You then need to restart the server (the guide doesn't tell you this) to get FTP fully working. tells you how to set up usernames for FTP

Still permission problems though... can read by FTP but can't write. Need to give Write permissions fo the wwwroot folder for "Users" (not sure if this is the most secure thing to do...)


...IIS FTP is a bit rubbish for multiple websites. You have to set up IIS users and muck around a lot to get logged in. So I've installed Filezilla FTP server instead. This is very simple and works very well, you define users in Filezilla and for each user you just set their root folder.


...To get the JET database provider working, you have to enable 32 bit apps in the Application pool advanced settings. One to remember. You have to do this for every site, or do it at the top of the tree to get all "child sites" working.


Dimac Jmail is now installed and working, which allows webpages to send emails out (contact forms or newsletters). It's a bit different to the version on the existing webserver though, so the pages need rewriting slightly to use the ,message object.


hmailserver is installed for pop3 boxes. This was fairly simple to get working.

Then I installed Roundcube to give webmail access to the pop3 boxes. This was fun and games and required me to install MySql (which needed .NET4) and php, which took some time to get going. But it all needed doing anyway if the webserver is to run Wordpress, which is another goal.

Expanding disk space

All this used up more disk space and there isn't going to be room for the SJN website's 10GB now, so I added another 20GB disk space to the server using the BigV control panel. Then I needed to shut down the server, and start it up again watching for the Ctrl-N prompt in the VNC window. Then you run GParted to expand the partition to use the new disk space. Then reboot back to Windows - Windows will run Diskchk to sort out the new space. (The Bytemark help suggests you should be able to do this directly using Windows Disk Management but I could not get it to see the extra space - maybe try a complete shut down and start up next time as I did not try this)

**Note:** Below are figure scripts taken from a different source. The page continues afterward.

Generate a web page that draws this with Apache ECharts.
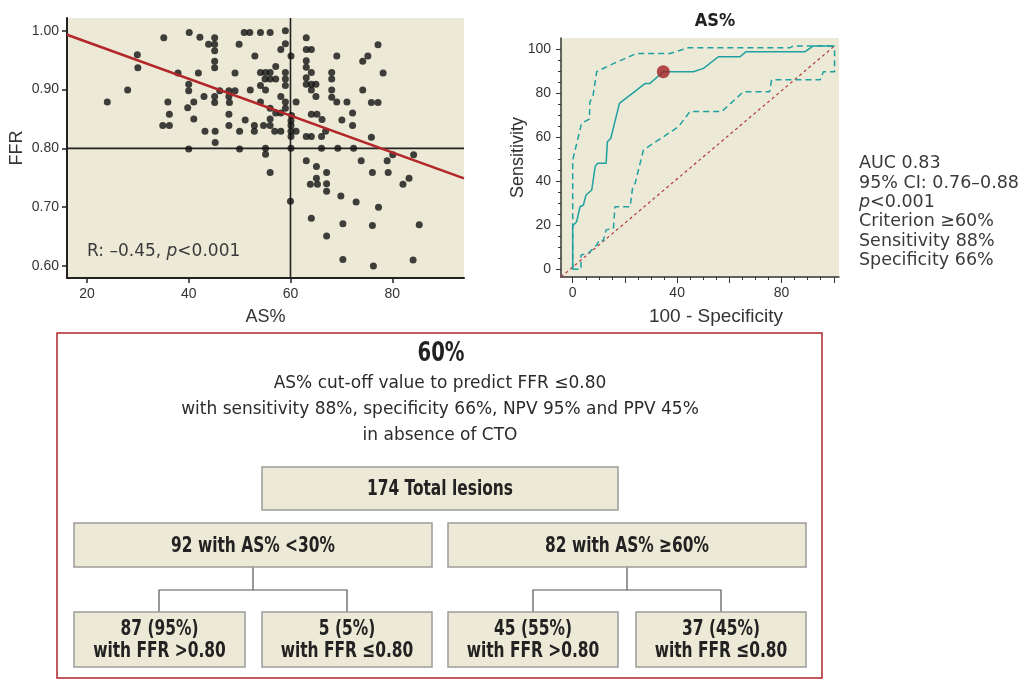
<!DOCTYPE html>
<html><head><meta charset="utf-8">
<script src="https://cdn.jsdelivr.net/npm/echarts@6/dist/echarts.min.js"></script>
<style>html,body{margin:0;padding:0;background:#fff}#c{width:1026px;height:681px}</style>
</head><body><div id="c"></div>
<script>
// ---------- data ----------
const scatterPoints = [
[24.0,0.879],[28.0,0.899],[29.9,0.959],[30.0,0.937],[35.1,0.988],[34.9,0.839],[36.2,0.839],[35.9,0.879],[36.2,0.858],[37.9,0.928],
[40.1,0.997],[40.0,0.909],[40.0,0.898],[39.8,0.869],[41.0,0.879],[41.0,0.850],[40.0,0.799],[42.2,0.989],[41.9,0.928],[43.0,0.888],
[43.2,0.829],[43.9,0.977],[45.1,0.988],[45.1,0.977],[45.1,0.966],[45.1,0.948],[45.1,0.937],[45.1,0.888],[45.1,0.878],[45.2,0.829],
[45.2,0.810],[46.1,0.898],[47.9,0.898],[49.1,0.898],[47.9,0.888],[48.0,0.878],[47.9,0.858],[47.9,0.839],[49.1,0.928],[49.9,0.977],
[50.0,0.829],[50.0,0.799],
[50.9,0.997],[52.0,0.997],[54.1,0.997],[56.0,0.997],[59.0,1.000],[59.0,0.978],[58.1,0.968],[53.0,0.957],[60.1,0.957],[63.1,0.988],
[63.1,0.968],[64.1,0.968],[63.1,0.949],[63.1,0.938],[64.1,0.929],[63.1,0.920],[63.1,0.909],[64.1,0.909],[65.0,0.909],[64.1,0.899],
[65.0,0.888],[69.1,0.957],[68.1,0.929],[68.1,0.918],[68.1,0.899],[68.1,0.887],[69.1,0.879],[71.1,0.879],[74.2,0.948],[75.2,0.957],
[77.2,0.976],[78.2,0.928],[74.2,0.899],[75.9,0.878],[77.2,0.878],[72.2,0.860],[70.1,0.848],[72.2,0.839],[75.9,0.819],[52.1,0.899],
[54.1,0.929],[55.1,0.929],[56.0,0.929],[55.0,0.918],[56.0,0.918],[57.1,0.918],[57.1,0.939],[59.0,0.929],[59.0,0.918],[59.0,0.907],
[54.1,0.907],[55.1,0.899],[58.1,0.888],[59.0,0.879],[61.1,0.879],[54.1,0.879],[59.0,0.868],[56.0,0.868],[57.1,0.860],[58.1,0.860],
[60.2,0.856],[56.0,0.850],[60.1,0.847],[60.1,0.839],[60.1,0.829],[60.1,0.820],[60.1,0.800],[61.1,0.829],[64.1,0.858],[65.2,0.858],
[66.2,0.849],[66.9,0.829],[66.1,0.820],[63.1,0.820],[64.1,0.820],[51.1,0.848],[52.9,0.839],[52.9,0.829],[54.7,0.839],[56.0,0.839],
[56.9,0.829],[58.1,0.829],[55.1,0.800],[55.1,0.790],[66.1,0.800],[69.3,0.800],[72.4,0.800],[63.1,0.779],[65.1,0.769],[73.9,0.779],
[79.0,0.779],[80.1,0.789],[84.2,0.789],
[56.0,0.759],[67.1,0.759],[65.1,0.749],[63.9,0.739],[65.3,0.739],[67.1,0.740],[67.1,0.727],[69.9,0.719],[72.9,0.709],[77.3,0.700],
[76.1,0.759],[79.2,0.759],[82.1,0.739],[83.3,0.749],[60.0,0.710],[64.1,0.681],[70.3,0.672],[76.1,0.669],[85.3,0.670],[67.1,0.651],
[70.3,0.611],[76.3,0.600],[84.1,0.610]
];
const regressionLine = [[16.08,0.993],[94.1,0.749]];
const cutoffAS = 60;
const cutoffFFR = 0.80;
const scatterXTicks = [20,40,60,80];
const scatterYTicks = [0.6,0.7,0.8,0.9,1.0];
const scatterCaption = ['R: \u20130.45, ', 'p', '<0.001'];

const rocCurve = [[0,0],[0,19.8],[1.5,21.6],[2.8,28.4],[4.1,29.2],[5.1,33.7],[7.3,36.0],[8.6,46.6],[9.5,48.1],[12.8,48.1],[13.3,57.9],[14.6,59.5],[17.9,75.3],[27.8,84.4],[29.6,84.4],[34.7,89.7],[46.2,89.7],[50.1,91.2],[55.8,96.5],[64.1,96.5],[66.4,98.8],[89.0,98.8],[92.2,101.4],[100.3,101.4]];
const rocUpper = [[0,0],[0,49.6],[3.4,66.3],[6.4,68.2],[6.6,76.1],[7.7,78.1],[9.2,89.7],[14.3,92.7],[24.5,98.0],[37.3,98.0],[44.3,100.6],[83.3,100.6],[84.5,101.4],[100.3,101.4]];
const rocLower = [[0,0],[3.2,0],[3.2,6.5],[6.0,7.3],[9.2,11.0],[10.2,13.3],[11.7,13.0],[12.8,17.9],[15.6,18.6],[16.2,28.4],[22.0,28.4],[23.0,37.5],[23.9,39.0],[27.1,54.2],[40.5,64.7],[44.9,71.6],[57.1,71.6],[65.4,80.6],[75.4,80.6],[76.2,86.0],[94.8,86.0],[96.0,89.7],[100.3,89.7],[100.3,101.4]];
const rocDiagonal = [[-4.48,-3.5],[100.3,101.4]];
const rocCriterion = [[34.7,89.7]];
const rocMinorTicks = [0,5,10,15,20,25,30,35,40,45,50,55,60,65,70,75,80,85,90,95,100];
const rocMajorTicks = [0,20,40,60,80,100];
const rocXLabels = [0,40,80];
const rocYLabels = [0,20,40,60,80,100];
const rocTitle = 'AS%';
const rocStats = [['AUC 0.83'],['95% CI: 0.76\u20130.88'],['p','<0.001'],['Criterion \u226560%'],['Sensitivity 88%'],['Specificity 66%']];

const flowHeader = ['60%','AS% cut-off value to predict FFR \u22640.80','with sensitivity 88%, specificity 66%, NPV 95% and PPV 45%','in absence of CTO'];
const flowTop = '174 Total lesions';
const flowMid = ['92 with AS% <30%','82 with AS% \u226560%'];
const flowBottom = ['87 (95%)\nwith FFR >0.80','5 (5%)\nwith FFR \u22640.80','45 (55%)\nwith FFR >0.80','37 (45%)\nwith FFR \u22640.80'];

// ---------- styles ----------
const COND = "'DejaVu Sans Condensed','DejaVu Sans',sans-serif";
const WIDE = "'DejaVu Sans',sans-serif";
const SANS = "'Liberation Sans',Arial,sans-serif";
const BEIGE = '#ece9d6';
const TEAL = '#1fa1a1';
const RED = '#b0252c';

const chart = echarts.init(document.getElementById('c'), null, {renderer:'canvas'});

const sxMin = 16.08, sxMax = 94.1, syMin = 0.5796, syMax = 1.0216;
const rxMin = -4.48, rxMax = 102.0, ryMin = -3.5, ryMax = 105.0;

function axisBase(extra){
  return Object.assign({type:'value', splitLine:{show:false}}, extra);
}

// flowchart graphic
const g = [];
function box(x1,y1,x2,y2,text){
  g.push({type:'rect', shape:{x:x1,y:y1,width:x2-x1,height:y2-y1}, style:{fill:BEIGE, stroke:'#9c9c9c', lineWidth:1.5}});
  g.push({type:'text', x:(x1+x2)/2, y:(y1+y2)/2+1, scaleX:0.78, style:{text:text, align:'center', verticalAlign:'middle', font:"bold 22px "+COND, fill:'#222', lineHeight:22}});
}
function line(points){
  g.push({type:'polyline', shape:{points:points}, style:{stroke:'#555', lineWidth:1.2, fill:null}});
}
g.push({type:'rect', shape:{x:57,y:333,width:765,height:345}, style:{fill:null, stroke:RED, lineWidth:1.5}});
g.push({type:'text', x:441, y:354, scaleX:0.84, style:{text:flowHeader[0], align:'center', verticalAlign:'middle', font:"bold 26px "+COND, fill:'#222'}});
[384,410,436].forEach((y,i)=>{
  g.push({type:'text', x:440, y:y, style:{text:flowHeader[i+1], align:'center', verticalAlign:'middle', font:"17px "+WIDE, fill:'#2a2a2a'}});
});
line([[253,567],[253,590]]); line([[159,612],[159,590],[347,590],[347,612]]);
line([[627,567],[627,590]]); line([[533,612],[533,590],[721,590],[721,612]]);
box(262,467,618,510,flowTop);
box(74,523,432,567,flowMid[0]);
box(448,523,806,567,flowMid[1]);
box(74,612,245,667,flowBottom[0]);
box(262,612,432,667,flowBottom[1]);
box(448,612,618,667,flowBottom[2]);
box(636,612,806,667,flowBottom[3]);

// captions
g.push({type:'text', x:87, y:252, style:{
  text:'{n|'+scatterCaption[0]+'}{i|'+scatterCaption[1]+'}{n|'+scatterCaption[2]+'}',
  verticalAlign:'middle',
  rich:{n:{fontFamily:WIDE,fontSize:17,fill:'#3a3a3a'}, i:{fontFamily:WIDE,fontSize:17,fontStyle:'italic',fill:'#3a3a3a'}}
}});
g.push({type:'text', x:715, y:21, style:{text:rocTitle, align:'center', verticalAlign:'middle', font:"bold 18px "+COND, fill:'#222'}});
const statsText = rocStats.map(l => l.length===1 ? '{n|'+l[0]+'}' : '{i|'+l[0]+'}{n|'+l[1]+'}').join('\n');
g.push({type:'text', x:859, y:154, style:{
  text:statsText, verticalAlign:'top',
  rich:{n:{fontFamily:WIDE,fontSize:17.5,lineHeight:19.4,fill:'#3a3a3a'}, i:{fontFamily:WIDE,fontSize:17.5,lineHeight:19.4,fontStyle:'italic',fill:'#3a3a3a'}}
}});

const option = {
  animation:false,
  backgroundColor:'#fff',
  grid:[
    {left:67, top:18, width:397, height:260, show:true, backgroundColor:BEIGE, borderWidth:0},
    {left:561, top:38, width:278, height:239, show:true, backgroundColor:BEIGE, borderWidth:0}
  ],
  xAxis:[
    axisBase({gridIndex:0, min:sxMin, max:sxMax, position:'bottom',
      axisLine:{show:true,onZero:false,lineStyle:{color:'#222',width:2}},
      axisTick:{show:true,customValues:scatterXTicks,length:5,lineStyle:{color:'#222',width:1.5}},
      axisLabel:{customValues:scatterXTicks,margin:9,fontFamily:SANS,fontSize:14,color:'#333'},
      name:'AS%', nameLocation:'middle', nameGap:30, nameMoveOverlap:false, nameTextStyle:{fontFamily:SANS,fontSize:18,color:'#333'}}),
    axisBase({gridIndex:1, min:rxMin, max:rxMax, position:'bottom',
      axisLine:{show:true,onZero:false,lineStyle:{color:'#333',width:1.5}},
      axisTick:{show:true,customValues:rocMinorTicks,length:3,lineStyle:{color:'#333',width:1}},
      axisLabel:{customValues:rocXLabels,margin:9,fontFamily:SANS,fontSize:14,color:'#333'},
      name:'100 - Specificity', nameLocation:'middle', nameGap:30, nameMoveOverlap:false, nameTextStyle:{fontFamily:SANS,fontSize:19,color:'#333',padding:[0,0,0,32]}}),
    axisBase({gridIndex:1, min:rxMin, max:rxMax, position:'bottom',
      axisLine:{show:false,onZero:false},
      axisTick:{show:true,customValues:rocMajorTicks,length:6,lineStyle:{color:'#333',width:1}},
      axisLabel:{show:false}})
  ],
  yAxis:[
    axisBase({gridIndex:0, min:syMin, max:syMax, position:'left',
      axisLine:{show:true,onZero:false,lineStyle:{color:'#222',width:2}},
      axisTick:{show:true,customValues:scatterYTicks,length:5,lineStyle:{color:'#222',width:1.5}},
      axisLabel:{customValues:scatterYTicks,margin:8,fontFamily:SANS,fontSize:14,color:'#333',formatter:v=>Number(v).toFixed(2)},
      name:'FFR', nameLocation:'middle', nameGap:41, nameMoveOverlap:false, nameRotate:90, nameTextStyle:{fontFamily:SANS,fontSize:18,color:'#333'}}),
    axisBase({gridIndex:1, min:ryMin, max:ryMax, position:'left',
      axisLine:{show:true,onZero:false,lineStyle:{color:'#333',width:1.5}},
      axisTick:{show:true,customValues:rocMinorTicks,length:3,lineStyle:{color:'#333',width:1}},
      axisLabel:{customValues:rocYLabels,margin:10,fontFamily:SANS,fontSize:14,color:'#333'},
      name:'Sensitivity', nameLocation:'middle', nameGap:34, nameMoveOverlap:false, nameRotate:90, nameTextStyle:{fontFamily:SANS,fontSize:18,color:'#333'}}),
    axisBase({gridIndex:1, min:ryMin, max:ryMax, position:'left',
      axisLine:{show:false,onZero:false},
      axisTick:{show:true,customValues:rocMajorTicks,length:5,lineStyle:{color:'#333',width:1}},
      axisLabel:{show:false}})
  ],
  series:[
    {type:'line', xAxisIndex:0, yAxisIndex:0, data:[[cutoffAS,syMin],[cutoffAS,syMax]], showSymbol:false, symbol:'none', silent:true, lineStyle:{color:'#222',width:1.6}, z:2},
    {type:'line', xAxisIndex:0, yAxisIndex:0, data:[[sxMin,cutoffFFR],[sxMax,cutoffFFR]], showSymbol:false, symbol:'none', silent:true, lineStyle:{color:'#222',width:1.6}, z:2},
    {type:'scatter', xAxisIndex:0, yAxisIndex:0, data:scatterPoints, symbolSize:7, itemStyle:{color:'#111'}, z:3},
    {type:'line', xAxisIndex:0, yAxisIndex:0, data:regressionLine, symbol:'none', lineStyle:{color:'#b3262a',width:2.6}, z:4},
    {type:'line', xAxisIndex:1, yAxisIndex:1, data:rocDiagonal, symbol:'none', lineStyle:{color:'#b23a3a',width:1.2,type:[3,3]}, z:2},
    {type:'line', xAxisIndex:1, yAxisIndex:1, data:rocUpper, symbol:'none', lineStyle:{color:TEAL,width:1.5,type:[6,4]}, z:3},
    {type:'line', xAxisIndex:1, yAxisIndex:1, data:rocLower, symbol:'none', lineStyle:{color:TEAL,width:1.5,type:[6,4]}, z:3},
    {type:'line', xAxisIndex:1, yAxisIndex:1, data:rocCurve, symbol:'none', lineStyle:{color:TEAL,width:1.5}, z:4},
    {type:'scatter', xAxisIndex:1, yAxisIndex:1, data:rocCriterion, symbolSize:13, itemStyle:{color:'#a31f24'}, z:5}
  ],
  graphic:g
};
chart.setOption(option);
</script>
</body></html>
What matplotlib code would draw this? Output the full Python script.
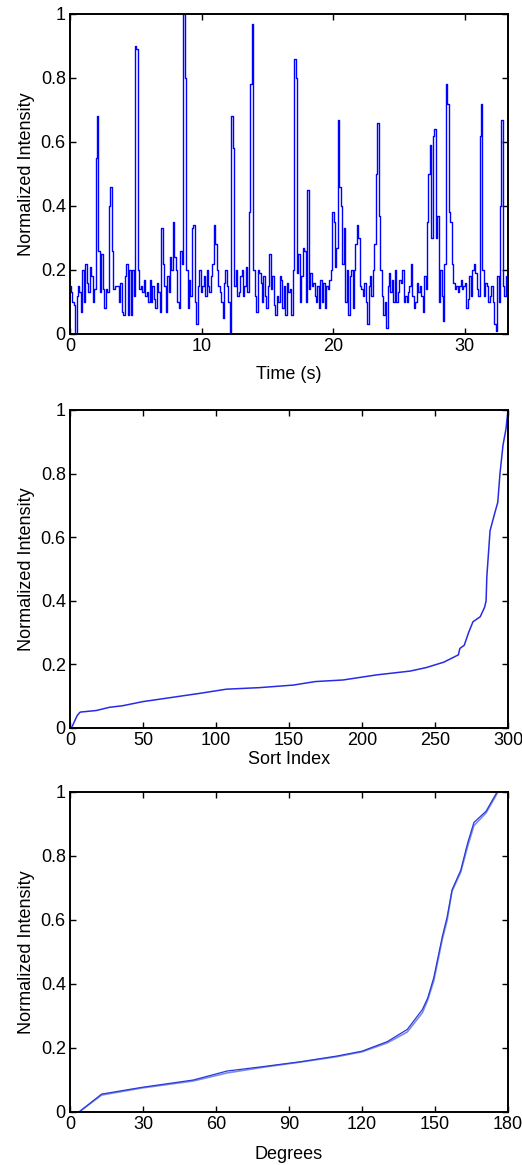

In July15 I moved the Identity Course site to the server and found that mp4 videos would not play. This required setting the mimetype for .mp4 to video/mpeg. And I ran out of space again and needed another 20GB - had some problems using Gparted to allocate the new disk space - you need to restart the server using the Restart button on the BigV control panel rather than just restarting the server software in the VNC window, otherwise the new space does not appear.

To do still:

Show the correct logo on Roundcube webmail skin depending on the login.

Set up logging for sites


Bytemark will provide 50GB of backup disk (not SSD) for £2 so off we go... very simple to add the extra disk, but then I cannot get it to show up in Windows. The answer of course (thanks to Bytemark support for spotting my error here) is that you need to go into the Disk Management window (what Fdisk has turned into) and allocate a partition to the new space. Then it magically appears. So I have set up WIndows Server Backup (basic built in thing) to copy the state to the backup disk every night.

I would also like to keep a local copy of the backup from time to time, the backup utility produces a VHD (virtual hard disk) which is not visible normally in Windows, but you can mount it using Disk Management. So I am hoping that I will be able to mount this as a disk then FTP it down to my local disk.